The Nexbax AI Index is developed on the basis of 10 measurable dimensions organised under three themes: Effective Efficiency, Operational Practicality, and Societal Integrity. The 10 dimensions included cost effectiveness and price performance, resource efficiency, adaptability and customisability, interoperability, resilience, reliability and robustness, usability and automation, education and empowerment, trustworthiness and ethics, multiculturalism, inclusivity and pluralism, openness and collaboration.

The team conducted a formative expert evaluation of the first version of the index through one-hour user interviews with eleven experts (participants) working on AI technology and applications for customer usage. These 11 participants included founders of various companies’ developers, and product leaders.

 The goal of this evaluation was to assess the clarity, actionability, and perceived accuracy of the dimensions for technical and product stakeholders, and to iterate on them based on expert feedback. Participants tested the index by rating three illustrative technology configurations across the ten dimensions. They shared feedback on their experience using the dimensions, including where they saw value, points of confusion, and suggestions for improvement.

 Prof.

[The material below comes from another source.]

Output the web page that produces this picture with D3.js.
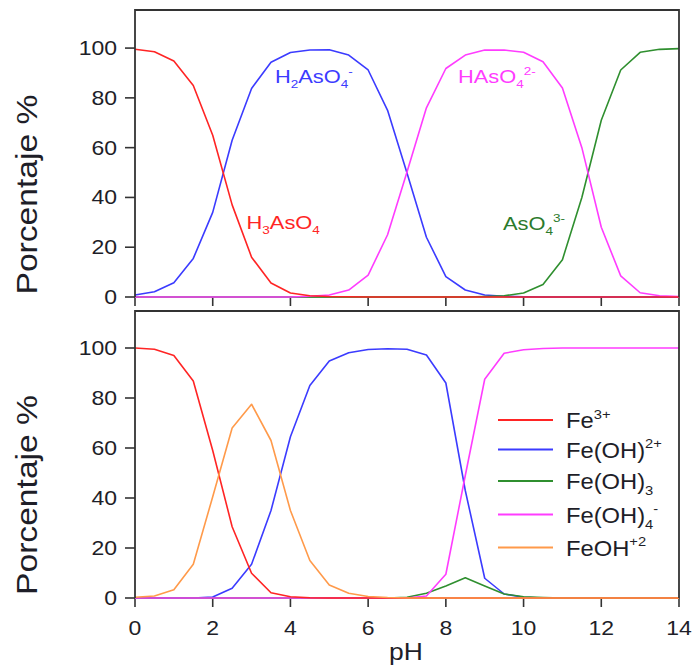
<!DOCTYPE html>
<html><head><meta charset="utf-8">
<script src="https://cdn.jsdelivr.net/npm/d3@7"></script>
<style>body{margin:0;background:#fff}svg{display:block;font-family:"Liberation Sans",Arial,Helvetica,sans-serif}</style>
</head><body><svg id="c" width="694" height="669"></svg>
<script>
// ---------- data ----------
const pH = [0,0.5,1,1.5,2,2.5,3,3.5,4,4.5,5,5.5,6,6.5,7,7.5,8,8.5,9,9.5,10,10.5,11,11.5,12,12.5,13,13.5,14];
const xTicks = [0,2,4,6,8,10,12,14];
const yTicks = [0,20,40,60,80,100];

// top panel: arsenate species (%)
const H3AsO4  = [99.5,98.5,94.8,85,65,37,16,5.6,1.6,0.5,0.2,0.1,0,0,0,0,0,0,0,0,0,0,0,0,0,0,0,0,0];
const H2AsO4  = [0.8,2.1,5.7,15.5,34,63,83.8,94.3,98.2,99.2,99.3,97.2,91.2,75,49.8,24,8.2,2.8,0.8,0.3,0.1,0,0,0,0,0,0,0,0];
const HAsO4   = [0,0,0,0,0,0,0,0,0,0.3,0.8,2.8,8.8,25,50.2,76,91.8,97.2,99.2,99.2,98.3,94.5,84,60,28,8.5,1.7,0.5,0.2];
const AsO4    = [0,0,0,0,0,0,0,0,0,0,0,0,0,0,0,0,0,0,0.2,0.5,1.6,5,15,40,71,91.2,98.3,99.5,99.8];

// bottom panel: iron species (%)
const Fe3     = [100,99.5,97,86.8,59,28.5,9.9,2.1,0.5,0.1,0,0,0,0,0,0,0,0,0,0,0,0,0,0,0,0,0,0,0];
const FeOH2   = [0,0,0,0,0.4,3.9,13.5,35,64.5,85,94.8,98.1,99.4,99.7,99.5,97.2,86,43,7.9,1.6,0.3,0,0,0,0,0,0,0,0];
const FeOH3   = [0,0,0,0,0,0,0,0,0,0,0,0,0,0,0.3,1.9,4.8,8.1,4.8,1.6,0.5,0.2,0,0,0,0,0,0,0];
const FeOH4   = [0,0,0,0,0,0,0,0,0,0,0,0,0,0,0,0.8,9.5,49,87.5,97.9,99.3,99.8,100,100,100,100,100,100,100];
const FeOHp2  = [0.3,0.8,3.3,13.5,40.5,68,77.5,63,35,15,5.2,1.9,0.6,0.2,0,0,0,0,0,0,0,0,0,0,0,0,0,0,0];

// ---------- styles ----------
const C = {red:"#ff2424", blue:"#3b3bff", green:"#2f8f2f", magenta:"#ff3cff", orange:"#ff9a4a", axis:"#333", text:"#1e1e28"};
const K = 1.15; // horizontal text stretch

const svg = d3.select("#c");
const x = d3.scaleLinear().domain([0,14]).range([135,679]);
const yTop = d3.scaleLinear().domain([0,115.3]).range([297,10]);
const yBot = d3.scaleLinear().domain([0,114.8]).range([598,311]);

function stext(parent, px, py, anchor, size, fill, parts, k = K) {
  const g = parent.append("g").attr("transform", `translate(${px},${py}) scale(${k},1)`);
  const t = g.append("text").attr("text-anchor", anchor).attr("font-size", size).attr("fill", fill);
  let cur = 0;
  parts.forEach(([s, type]) => {
    let off = 0, fs = size;
    if (type === "sub") { off = size * 0.28; fs = size * 0.62; }
    if (type === "sup") { off = -size * 0.42; fs = size * 0.62; }
    t.append("tspan").attr("dy", off - cur).attr("font-size", fs).text(s);
    cur = off;
  });
  return t;
}

function panel(y, series, xLabels) {
  const g = svg.append("g");
  const y0 = y(0), yt = y.range()[1];
  // y axis ticks + labels
  yTicks.forEach(t => {
    g.append("line").attr("x1", x(0) - 10).attr("x2", x(0)).attr("y1", y(t)).attr("y2", y(t))
      .attr("stroke", C.axis).attr("stroke-width", 1.6);
    stext(g, 117, y(t) + 7, "end", 20, C.text, [[String(t), "n"]]);
  });
  // x ticks
  xTicks.forEach(t => {
    g.append("line").attr("x1", x(t)).attr("x2", x(t)).attr("y1", y0).attr("y2", y0 + 9)
      .attr("stroke", C.axis).attr("stroke-width", 1.6);
    if (xLabels) stext(g, x(t), 635, "middle", 20, C.text, [[String(t), "n"]]);
  });
  // x axis line
  g.append("line").attr("x1", x(0)).attr("x2", x(14)).attr("y1", y0).attr("y2", y0)
    .attr("stroke", C.axis).attr("stroke-width", 1.2);
  // curves
  const line = d3.line().x((d, i) => x(pH[i])).y(d => y(d));
  series.forEach(s => {
    g.append("path").datum(s.v).attr("d", line).attr("fill", "none")
      .attr("stroke", s.c).attr("stroke-width", 1.6).attr("stroke-linejoin", "round");
  });
  // frame (left, top, right)
  g.append("path").attr("d", `M${x(0)},${y0}V${yt}H${x(14)}V${y0}`)
    .attr("fill", "none").attr("stroke", C.axis).attr("stroke-width", 1.8);
  // y label
  const lab = g.append("g").attr("transform", `translate(37,${(y(100) + y(0)) / 2 + 22}) rotate(-90)`);
  lab.append("text").attr("text-anchor", "middle").attr("font-size", 29).attr("fill", C.text)
    .attr("textLength", 200).attr("lengthAdjust", "spacingAndGlyphs").text("Porcentaje %");
  return g;
}

const gTop = panel(yTop, [
  {v: H2AsO4, c: C.blue}, {v: AsO4, c: C.green}, {v: HAsO4, c: C.magenta}, {v: H3AsO4, c: C.red}
], false);
const gBot = panel(yBot, [
  {v: FeOH2, c: C.blue}, {v: FeOH3, c: C.green}, {v: FeOH4, c: C.magenta}, {v: Fe3, c: C.red}, {v: FeOHp2, c: C.orange}
], true);

// species labels in top panel
stext(gTop, x(3.6), yTop(86), "start", 19, C.blue, [["H","n"],["2","sub"],["AsO","n"],["4","sub"],["-","sup"]]);
stext(gTop, x(2.87), yTop(27.5), "start", 19, C.red, [["H","n"],["3","sub"],["AsO","n"],["4","sub"]]);
stext(gTop, x(8.31), yTop(86), "start", 19, C.magenta, [["HAsO","n"],["4","sub"],["2-","sup"]]);
stext(gTop, x(9.47), yTop(27), "start", 19, "#2b7a2b", [["AsO","n"],["4","sub"],["3-","sup"]]);

// legend (bottom panel)
const legend = [
  {c: C.red,     parts: [["Fe","n"],["3+","sup"]]},
  {c: C.blue,    parts: [["Fe(OH)","n"],["2+","sup"]]},
  {c: C.green,   parts: [["Fe(OH)","n"],["3","sub"]]},
  {c: C.magenta, parts: [["Fe(OH)","n"],["4","sub"],["-","sup"]]},
  {c: C.orange,  parts: [["FeOH","n"],["+2","sup"]]}
];
const legY = [420, 449.5, 481, 514.5, 547.5];
legend.forEach((d, i) => {
  gBot.append("line").attr("x1", 498).attr("x2", 553).attr("y1", legY[i]).attr("y2", legY[i])
    .attr("stroke", d.c).attr("stroke-width", 2);
  stext(gBot, 566, legY[i] + 8, "start", 22, C.text, d.parts, 1.08);
});

// x label
stext(svg, 406, 660, "middle", 23, C.text, [["pH","n"]]);
</script></body></html>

Majumdar explained, “Overall, the experts we interviewed felt that the index was useful for reasoning about AI utility and adoption in next-billion settings from a developer and product perspective. One participant explained that the tools used to evaluate customers are beyond localisation, ease of use, reliability, the cost, the set up time — all those things are hit. Those are the same factors that the founders consider to pick their vendors. When asked to identify the most important decision-making considerations in their work, ten participants chose cost effectiveness, five chose usability and automation, four chose trustworthiness and ethics. It is worth noting that these dimensions span all three themes, providing early signal that each theme captures distinct and meaningful aspects of real-world decision making.”

The team found that from a usability standpoint, the experts generally found the dimensions and rubrics easy to apply, although some felt that it would have been difficult without the guidance and clarifications they received from the researchers during the study session.

In that sense, the value of nexbax is not only that it produces an index, but that it shifts the object of evaluation itself: from asking which AI systems are most capable in idealised settings to asking which systems create the conditions for useful, inclusive, and sustainable adoption where the next billion users live and work.

 The researchers have clarified that a future iteration of this work will include aggregated, system-specific ratings from a larger and more diverse stakeholder sample, including public-sector implementers, civil society organizations, local domain experts, and affected users.